The honest answer: it depends entirely on the species. The old "one inch of fish per gallon" rule has been killing fish for decades. A 2-inch danio needs different space than a 2-inch betta. Here's how to actually calculate how many fish your 10 gallon can hold.
Why the inch-per-gallon rule is wrong
The "one inch of fish per gallon" rule ignores three things:
- Body shape: A 2-inch round-bodied fish (like a platy) produces more waste than a 2-inch slim-bodied fish (like an ember tetra).
- Swimming behaviour: A 2-inch danio needs 20+ gallons for swimming room. A 2-inch betta is happy in 5 gallons.
- Social needs: A single tetra is stressed. A group of 6 is healthy. The inch rule doesn't account for minimum group sizes.
A better method: bioload + behaviour
Instead of counting inches, think about:
- Adult bioload: How much waste does this fish produce? A 4-inch goldfish produces 10× the waste of a 1-inch tetra.
- Swimming room: Does this fish dart across the tank? If so, it needs a longer tank, not just more gallons.
- Minimum group size: Schooling fish need 6+ companions. Account for the group, not the individual.
Use the stocking calculator — it accounts for all three factors and gives you a bioload percentage for your combination.

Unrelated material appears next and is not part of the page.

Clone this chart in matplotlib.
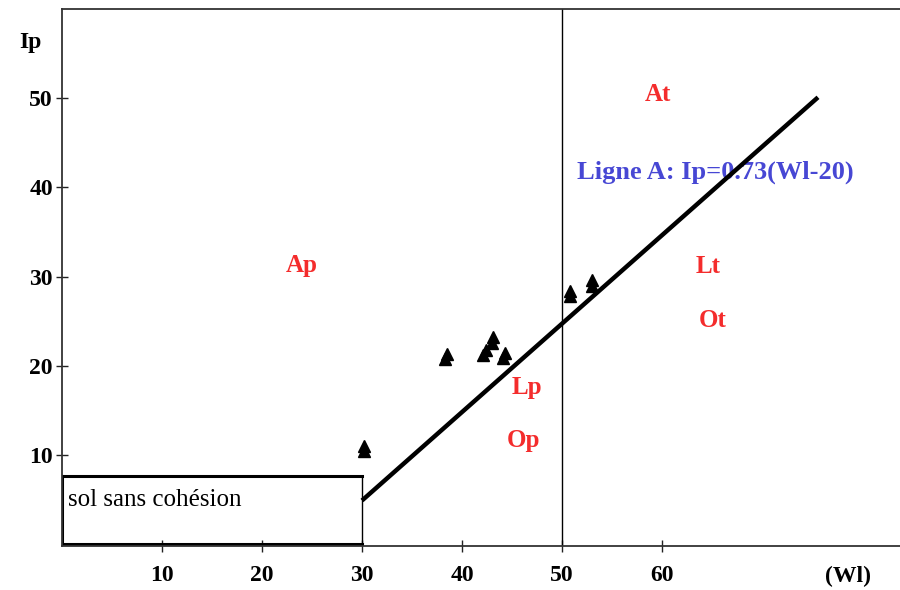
import matplotlib
matplotlib.use("Agg")
import matplotlib.pyplot as plt

# ── data ────────────────────────────────────────────────────────────────────
sample_wl = [30.2, 30.2, 38.3, 38.5, 42.1, 42.4, 43.0, 43.1, 44.1, 44.3, 50.8, 50.8, 53.0, 53.0]
sample_ip = [10.4, 11.0, 20.8, 21.3, 21.2, 21.8, 22.6, 23.2, 20.9, 21.4, 27.8, 28.4, 28.9, 29.6]

line_a_wl = [30.0, 75.6]
line_a_ip = [4.9, 50.1]

wl_limit = 50          # vertical separator
box_wl = [0, 30]       # "sol sans cohésion" zone
box_ip = [0, 7.7]

x_ticks = [10, 20, 30, 40, 50, 60]
y_ticks = [10, 20, 30, 40, 50]

zone_labels = ["At", "Ap", "Lt", "Ot", "Lp", "Op"]
zone_wl = [59.6, 24.0, 64.6, 65.1, 46.5, 46.2]
zone_ip = [50.4, 31.3, 31.1, 25.1, 17.6, 11.6]

SERIF = ["Liberation Serif", "DejaVu Serif"]
RED = "#f42c2c"
BLUE = "#4747d4"

fig = plt.figure(figsize=(9, 5.9), dpi=100)
ax = fig.add_axes([62 / 900, 44 / 590, 838 / 900, 537 / 590])

ax.set_xlim(0, 83.8)
ax.set_ylim(-0.2, 60)

# frame
for side in ("left", "top", "bottom"):
    ax.spines[side].set_linewidth(1.3)
    ax.spines[side].set_color("#333333")
ax.spines["right"].set_visible(False)

# separator at Wl = 50
ax.plot([wl_limit, wl_limit], [-0.2, 60], color="black", lw=1.0)

# cohesionless soil box
ax.plot([box_wl[0], box_wl[1]], [box_ip[1], box_ip[1]], color="black", lw=2.2)
ax.plot([box_wl[0], box_wl[0]], box_ip, color="black", lw=2.2)
ax.plot([box_wl[1], box_wl[1]], box_ip, color="black", lw=1.0)
ax.plot(box_wl, [box_ip[0], box_ip[0]], color="black", lw=2.2)
ax.text(0.6, 5.0, "sol sans cohésion", family=SERIF, fontsize=18,
        ha="left", va="center", color="black")

# A-line
ax.plot(line_a_wl, line_a_ip, color="black", lw=3.2, solid_capstyle="butt", zorder=4)

# samples
ax.plot(sample_wl, sample_ip, linestyle="none", marker="^", markersize=9,
        color="black", zorder=5)

# zone labels
for lab, x, y in zip(zone_labels, zone_wl, zone_ip):
    ax.text(x, y, lab, family=SERIF, fontsize=18, fontweight="bold",
            color=RED, ha="center", va="center")

ax.text(51.5, 41.7, "Ligne A: Ip=0.73(Wl-20)", family=SERIF, fontsize=19,
        fontweight="bold", color=BLUE, ha="left", va="center", zorder=3)

# ticks
ax.set_xticks(x_ticks)
ax.set_yticks(y_ticks)
ax.set_xticklabels([str(t) for t in x_ticks])
ax.set_yticklabels([str(t) for t in y_ticks])
ax.tick_params(axis="both", direction="inout", length=9, width=1.0,
               color="#222222", labelsize=17)
ax.tick_params(axis="x", pad=9)
ax.tick_params(axis="y", pad=2)
for lbl in ax.get_xticklabels() + ax.get_yticklabels():
    lbl.set_family(SERIF)
    lbl.set_fontweight("bold")

# axis names
ax.text(-2.0, 56.3, "Ip", family=SERIF, fontsize=17, fontweight="bold",
        ha="right", va="center", clip_on=False)
ax.text(78.6, -3.6, "(Wl)", family=SERIF, fontsize=17, fontweight="bold",
        ha="center", va="center", clip_on=False)

fig.savefig("out.png", dpi=100)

Real numbers for 10 gallon tanks
| Stocking type | Fish count | Why |
|---|---|---|
| Betta + pygmy corydoras + snails | 1 + 6 + 2 | Low bioload, different water columns |
| Ember tetra school + corydoras | 8 + 6 | Tiny fish, low bioload |
| Chili rasbora school + shrimp | 10 + 15 | Micro-fish + invertebrates |
| Endler's livebearers (males only) | 6 | Small, low waste |
| Shrimp-only colony | 20–50 | Negligible bioload |
Common mistakes
1. Counting juvenile size, not adult size. That cute 1-inch tetra will be 2 inches in 6 months. Stock for the adult size.
2. Forgetting the inverts. Snails and shrimp have negligible bioload, but they're not zero. A mystery snail produces more waste than you'd think.
3. Adding all fish at once. Add half, wait 2 weeks, test water, then add the rest. Your filter needs time to catch up.
4. Not accounting for breeding. If you keep mixed-sex livebearers (guppies, endlers, platies), the population will explode. Keep males only or be prepared to rehome fry.
Frequently Asked Questions
Can I keep 10 fish in a 10 gallon tank?
It depends on the fish. 10 ember tetras (2cm each) is fine. 10 zebra danios (5cm each) is not — they're fast swimmers and need a 20 gallon long. 10 goldfish is absolutely not — each goldfish needs 20 gallons. The number of fish matters less than the species, adult size, and swimming behaviour.
Is the one inch per gallon rule ever correct?
Occasionally, for slim-bodied community fish under 3 inches in a 20+ gallon tank. But it's a coincidence, not a rule. It completely fails for goldfish, cichlids, plecos, and any fish that produces disproportionate waste. Use the stocking calculator instead.
How many guppies can I keep in a 10 gallon?
4-6 male guppies (no females) in a 10 gallon is the upper limit. Males only prevents overpopulation. If you keep males and females together, you'll have 50+ guppies within 3 months and the bioload will crash the tank.